素晴らしいチームを作れば、その姿を見て、仲間になりたいと願う人も増えるだろう。マーケットにいる優秀な人がfor Startupsにジョインしたいと思えるほどの圧倒的に魅力的なチームを目指している。
最後に、杉本の経歴も紹介する。学生時代はバスケットボールに打ち込み、プロ入りも真剣に考えたという。バスケか就職かで迷い、就職を選ぶ。この経験から、悩んでいる人の相談にのり、チャレンジしたい人を応援する仕事をしたいと考えた。
杉本の仕事のモチベーションは、「子供たちのために良い未来を残したい。」と至ってシンプルだ。杉本は、3歳と0歳の子供を持つ父でもある。「日本で生まれ、日本人のアイデンティティを持って育った。だから日本を応援したい。世界で存在感を発揮する日本でありたい」と杉本は言う。社内は、杉本のように子どもを持つ父・母が多い。メンバーの思いは共通だ。
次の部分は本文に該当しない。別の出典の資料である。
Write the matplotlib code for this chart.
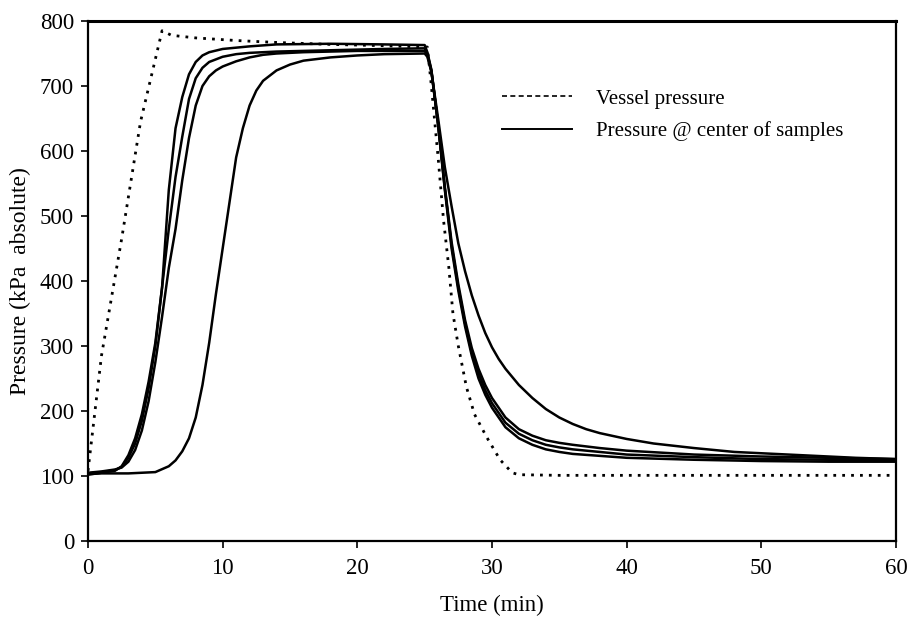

for Startupsが支援するスタートアップの経営者たちもそうだろう。そのような思いを結集し、良き未来を創ることに当事者として関われることが、for Startupsの何よりの魅力だ。
採用担当者としては、この魅力を多くの人に伝えたい。しかし、杉本の目下の悩みは、for Startupsの魅力を届けたい人へ、まだまだ届けることができていないこと。
「お会いして、私たちが何を目指し、どのような起業家やVCとお会いしているのか、仕事を通じて何を社会に価値提供しているのか、また、ここでしか得られない成長の機会、そして、自ら手を挙げて自分の思いを実現する事業に取り組めることなどなどをお話すれば、共感していただける方は非常に多い」。
for Startupsの構想は大きく、これから実現させていくものも無数にある。その辺りはぜひ、直接聞いてほしいという。
一人一人との出会いによってfor Startupsの目指すビジョン、そして世界観の具現化が加速していく様を見てきた杉本は、今日もまた人と会い、想いを熱っぽく語り、未完成のパズルの完成を夢見て走り続けている。